> Problem statement: Your task is to repeat the lines from the line with "Emit a Python" to the line with "plt.rcParams['font.family'] = ['Liberation", both ends included, and nothing else. Pictures stay out of the copy.

(Entries from a dataset)
══════════════════════════════
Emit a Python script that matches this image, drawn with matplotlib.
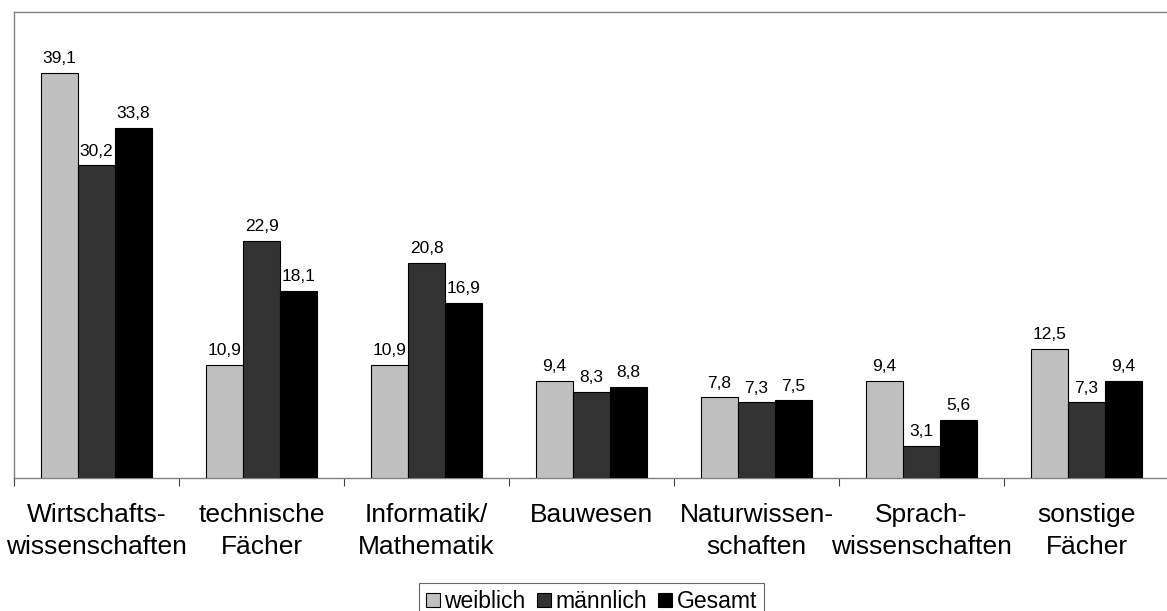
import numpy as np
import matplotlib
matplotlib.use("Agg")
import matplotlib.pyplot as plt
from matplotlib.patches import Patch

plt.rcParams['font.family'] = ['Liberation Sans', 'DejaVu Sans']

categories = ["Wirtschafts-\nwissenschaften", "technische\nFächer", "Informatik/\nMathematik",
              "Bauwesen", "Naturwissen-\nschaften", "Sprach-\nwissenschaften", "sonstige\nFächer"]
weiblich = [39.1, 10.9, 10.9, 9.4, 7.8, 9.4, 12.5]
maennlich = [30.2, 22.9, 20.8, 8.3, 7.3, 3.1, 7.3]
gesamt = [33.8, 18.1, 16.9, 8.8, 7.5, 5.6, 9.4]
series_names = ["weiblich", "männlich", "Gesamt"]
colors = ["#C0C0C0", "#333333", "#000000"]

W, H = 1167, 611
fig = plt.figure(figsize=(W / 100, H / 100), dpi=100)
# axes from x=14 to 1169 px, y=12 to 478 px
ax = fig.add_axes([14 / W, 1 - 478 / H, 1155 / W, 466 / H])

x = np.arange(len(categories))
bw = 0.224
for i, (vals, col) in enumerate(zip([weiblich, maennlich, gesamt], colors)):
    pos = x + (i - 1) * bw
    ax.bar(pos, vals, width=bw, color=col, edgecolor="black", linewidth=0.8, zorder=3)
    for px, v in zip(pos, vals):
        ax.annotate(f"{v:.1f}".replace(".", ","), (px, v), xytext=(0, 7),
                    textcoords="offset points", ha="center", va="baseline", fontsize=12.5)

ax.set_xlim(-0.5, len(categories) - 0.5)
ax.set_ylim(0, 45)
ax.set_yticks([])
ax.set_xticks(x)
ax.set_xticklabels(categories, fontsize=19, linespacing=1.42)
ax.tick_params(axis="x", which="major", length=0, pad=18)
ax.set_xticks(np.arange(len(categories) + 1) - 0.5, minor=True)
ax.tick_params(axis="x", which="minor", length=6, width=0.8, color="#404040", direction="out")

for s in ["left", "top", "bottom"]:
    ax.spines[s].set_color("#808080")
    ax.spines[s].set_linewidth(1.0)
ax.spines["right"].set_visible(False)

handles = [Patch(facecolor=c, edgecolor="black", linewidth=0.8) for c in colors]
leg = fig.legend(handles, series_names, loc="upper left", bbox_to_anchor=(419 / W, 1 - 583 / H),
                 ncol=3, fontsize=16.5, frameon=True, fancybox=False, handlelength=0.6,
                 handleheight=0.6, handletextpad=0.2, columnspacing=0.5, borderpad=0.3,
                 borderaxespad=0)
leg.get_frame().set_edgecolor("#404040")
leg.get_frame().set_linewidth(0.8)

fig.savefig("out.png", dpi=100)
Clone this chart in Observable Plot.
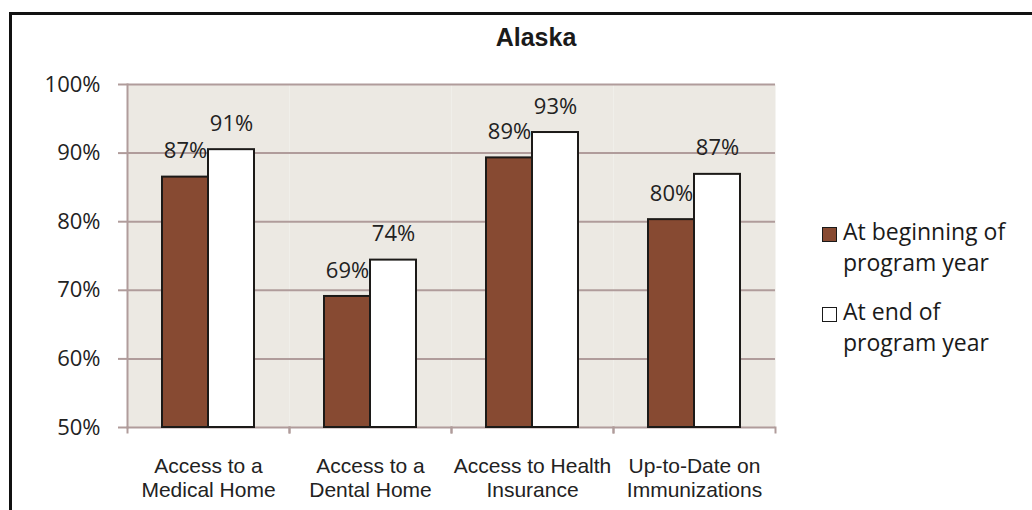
══════════════════════════════
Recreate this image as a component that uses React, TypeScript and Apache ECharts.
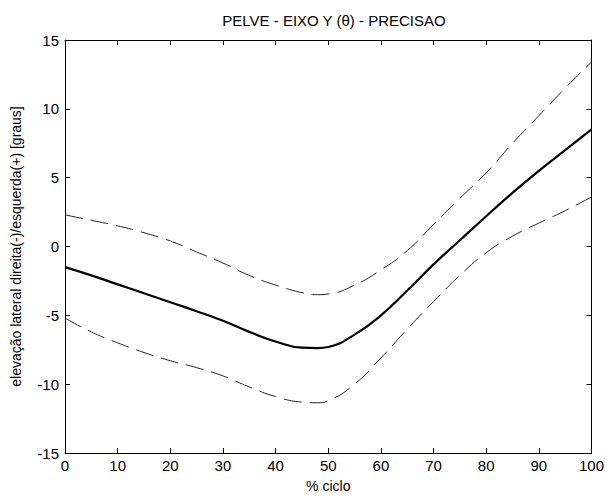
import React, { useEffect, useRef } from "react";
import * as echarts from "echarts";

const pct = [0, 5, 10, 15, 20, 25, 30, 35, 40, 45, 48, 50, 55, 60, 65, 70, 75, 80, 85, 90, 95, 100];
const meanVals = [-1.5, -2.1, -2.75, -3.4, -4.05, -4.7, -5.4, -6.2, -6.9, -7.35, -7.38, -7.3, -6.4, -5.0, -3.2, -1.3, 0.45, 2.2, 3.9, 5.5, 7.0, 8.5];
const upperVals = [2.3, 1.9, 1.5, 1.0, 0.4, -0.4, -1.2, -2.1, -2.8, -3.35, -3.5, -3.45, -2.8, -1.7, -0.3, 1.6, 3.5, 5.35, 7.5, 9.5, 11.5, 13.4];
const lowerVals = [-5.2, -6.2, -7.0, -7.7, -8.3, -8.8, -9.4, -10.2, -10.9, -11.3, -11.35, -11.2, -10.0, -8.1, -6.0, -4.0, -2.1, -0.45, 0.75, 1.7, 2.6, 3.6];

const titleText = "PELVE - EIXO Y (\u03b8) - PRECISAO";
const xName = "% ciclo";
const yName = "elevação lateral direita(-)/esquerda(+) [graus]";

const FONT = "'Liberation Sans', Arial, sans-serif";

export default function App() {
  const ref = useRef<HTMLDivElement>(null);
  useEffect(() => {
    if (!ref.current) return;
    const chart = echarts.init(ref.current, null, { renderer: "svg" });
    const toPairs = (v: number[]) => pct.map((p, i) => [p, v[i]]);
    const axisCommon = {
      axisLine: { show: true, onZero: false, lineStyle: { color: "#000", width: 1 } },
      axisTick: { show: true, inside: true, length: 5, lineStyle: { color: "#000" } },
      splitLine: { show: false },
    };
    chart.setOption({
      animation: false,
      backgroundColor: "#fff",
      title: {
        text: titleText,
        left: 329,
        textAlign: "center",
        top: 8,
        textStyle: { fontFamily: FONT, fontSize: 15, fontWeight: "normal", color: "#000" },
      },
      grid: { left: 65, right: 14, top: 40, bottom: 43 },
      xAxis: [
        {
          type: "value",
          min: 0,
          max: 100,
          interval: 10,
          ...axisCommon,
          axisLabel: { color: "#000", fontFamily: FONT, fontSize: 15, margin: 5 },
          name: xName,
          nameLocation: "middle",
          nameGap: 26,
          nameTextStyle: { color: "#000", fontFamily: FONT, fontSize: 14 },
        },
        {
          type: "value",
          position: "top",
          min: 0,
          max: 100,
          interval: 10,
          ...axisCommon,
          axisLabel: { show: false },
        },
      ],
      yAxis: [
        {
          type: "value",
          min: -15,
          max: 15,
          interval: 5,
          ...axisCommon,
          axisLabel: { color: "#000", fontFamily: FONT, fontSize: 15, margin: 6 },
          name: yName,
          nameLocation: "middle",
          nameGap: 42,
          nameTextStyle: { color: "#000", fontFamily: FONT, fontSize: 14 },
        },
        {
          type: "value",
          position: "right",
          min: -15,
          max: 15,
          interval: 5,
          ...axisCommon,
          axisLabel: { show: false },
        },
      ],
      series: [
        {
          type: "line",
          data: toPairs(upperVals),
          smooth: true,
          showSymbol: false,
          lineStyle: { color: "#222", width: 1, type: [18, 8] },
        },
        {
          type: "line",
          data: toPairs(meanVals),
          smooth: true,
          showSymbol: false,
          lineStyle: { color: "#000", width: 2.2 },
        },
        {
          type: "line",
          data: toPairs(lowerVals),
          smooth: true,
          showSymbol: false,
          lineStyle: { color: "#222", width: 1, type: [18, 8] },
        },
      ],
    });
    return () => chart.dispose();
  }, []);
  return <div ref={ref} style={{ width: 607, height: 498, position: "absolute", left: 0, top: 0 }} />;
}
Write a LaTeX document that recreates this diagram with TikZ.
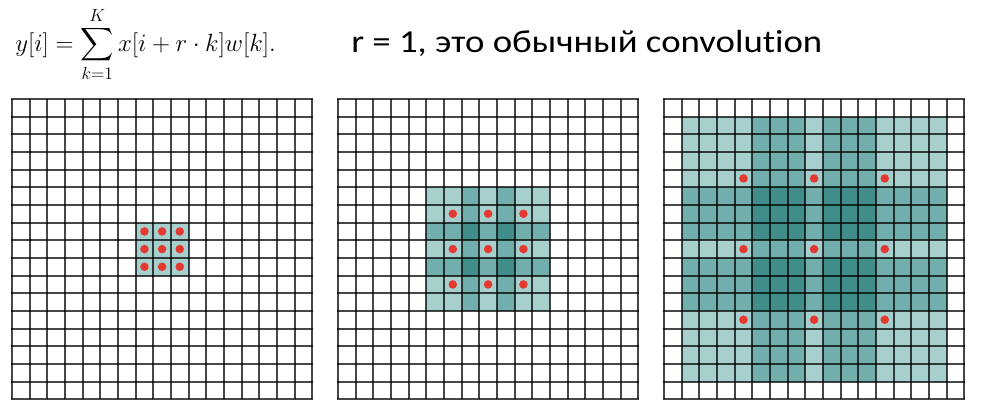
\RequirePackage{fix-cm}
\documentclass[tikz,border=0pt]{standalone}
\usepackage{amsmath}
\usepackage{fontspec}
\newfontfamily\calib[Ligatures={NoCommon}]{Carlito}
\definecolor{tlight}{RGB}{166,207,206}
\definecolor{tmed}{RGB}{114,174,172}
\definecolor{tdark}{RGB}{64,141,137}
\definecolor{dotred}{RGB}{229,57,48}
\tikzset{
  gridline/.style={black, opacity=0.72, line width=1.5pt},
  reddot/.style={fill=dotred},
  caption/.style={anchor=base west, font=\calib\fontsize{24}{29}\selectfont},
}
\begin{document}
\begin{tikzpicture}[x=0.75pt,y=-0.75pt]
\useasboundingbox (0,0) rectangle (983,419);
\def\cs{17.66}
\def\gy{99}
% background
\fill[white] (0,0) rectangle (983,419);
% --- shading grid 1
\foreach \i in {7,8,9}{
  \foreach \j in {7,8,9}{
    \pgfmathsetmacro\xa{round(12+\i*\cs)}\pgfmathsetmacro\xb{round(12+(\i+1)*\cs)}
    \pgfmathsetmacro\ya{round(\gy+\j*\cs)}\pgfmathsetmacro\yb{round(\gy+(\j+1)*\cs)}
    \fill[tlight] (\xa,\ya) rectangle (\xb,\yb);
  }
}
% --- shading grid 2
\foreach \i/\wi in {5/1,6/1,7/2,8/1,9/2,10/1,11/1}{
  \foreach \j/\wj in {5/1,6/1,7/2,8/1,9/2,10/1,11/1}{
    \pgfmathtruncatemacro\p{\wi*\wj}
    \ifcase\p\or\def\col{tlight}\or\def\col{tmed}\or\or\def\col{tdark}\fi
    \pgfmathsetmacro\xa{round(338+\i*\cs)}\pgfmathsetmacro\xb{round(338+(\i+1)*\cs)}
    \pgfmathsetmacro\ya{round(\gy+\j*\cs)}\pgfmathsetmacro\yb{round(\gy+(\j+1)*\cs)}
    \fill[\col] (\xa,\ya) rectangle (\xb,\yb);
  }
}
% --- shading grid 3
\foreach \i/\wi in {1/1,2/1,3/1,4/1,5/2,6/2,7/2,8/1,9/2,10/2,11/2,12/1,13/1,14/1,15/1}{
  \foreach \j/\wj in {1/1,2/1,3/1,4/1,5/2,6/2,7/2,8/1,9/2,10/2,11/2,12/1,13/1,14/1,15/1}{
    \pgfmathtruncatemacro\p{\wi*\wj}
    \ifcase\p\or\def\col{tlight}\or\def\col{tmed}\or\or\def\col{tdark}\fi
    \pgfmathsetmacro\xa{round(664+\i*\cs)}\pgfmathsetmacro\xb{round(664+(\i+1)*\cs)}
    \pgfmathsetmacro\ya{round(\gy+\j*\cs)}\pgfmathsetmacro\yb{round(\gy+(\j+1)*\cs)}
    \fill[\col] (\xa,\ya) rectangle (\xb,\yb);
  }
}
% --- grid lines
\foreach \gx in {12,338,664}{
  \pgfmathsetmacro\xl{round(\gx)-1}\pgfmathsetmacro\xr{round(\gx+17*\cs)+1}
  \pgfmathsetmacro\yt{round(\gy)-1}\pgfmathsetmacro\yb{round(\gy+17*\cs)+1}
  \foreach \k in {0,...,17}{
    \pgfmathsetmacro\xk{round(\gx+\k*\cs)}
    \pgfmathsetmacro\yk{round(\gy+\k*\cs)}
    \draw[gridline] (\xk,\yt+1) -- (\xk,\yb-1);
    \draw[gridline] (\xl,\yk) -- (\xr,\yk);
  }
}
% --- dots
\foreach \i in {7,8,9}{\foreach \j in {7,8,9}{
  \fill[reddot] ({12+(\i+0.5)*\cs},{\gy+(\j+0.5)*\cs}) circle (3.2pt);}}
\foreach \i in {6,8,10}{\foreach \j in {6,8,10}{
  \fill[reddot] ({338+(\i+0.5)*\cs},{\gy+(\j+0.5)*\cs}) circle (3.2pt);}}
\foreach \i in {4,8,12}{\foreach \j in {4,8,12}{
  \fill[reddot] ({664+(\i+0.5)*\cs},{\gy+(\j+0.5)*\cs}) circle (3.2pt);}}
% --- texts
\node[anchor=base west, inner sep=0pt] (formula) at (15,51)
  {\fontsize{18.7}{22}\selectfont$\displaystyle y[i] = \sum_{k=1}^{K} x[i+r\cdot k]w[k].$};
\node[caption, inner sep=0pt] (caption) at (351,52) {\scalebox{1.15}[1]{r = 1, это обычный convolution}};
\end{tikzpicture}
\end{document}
══════════════════════════════
> Solution to the problem:
Emit a Python script that matches this image, drawn with matplotlib.
import numpy as np
import matplotlib
matplotlib.use("Agg")
import matplotlib.pyplot as plt
from matplotlib.patches import Patch

plt.rcParams['font.family'] = ['Liberation Sans', 'DejaVu Sans']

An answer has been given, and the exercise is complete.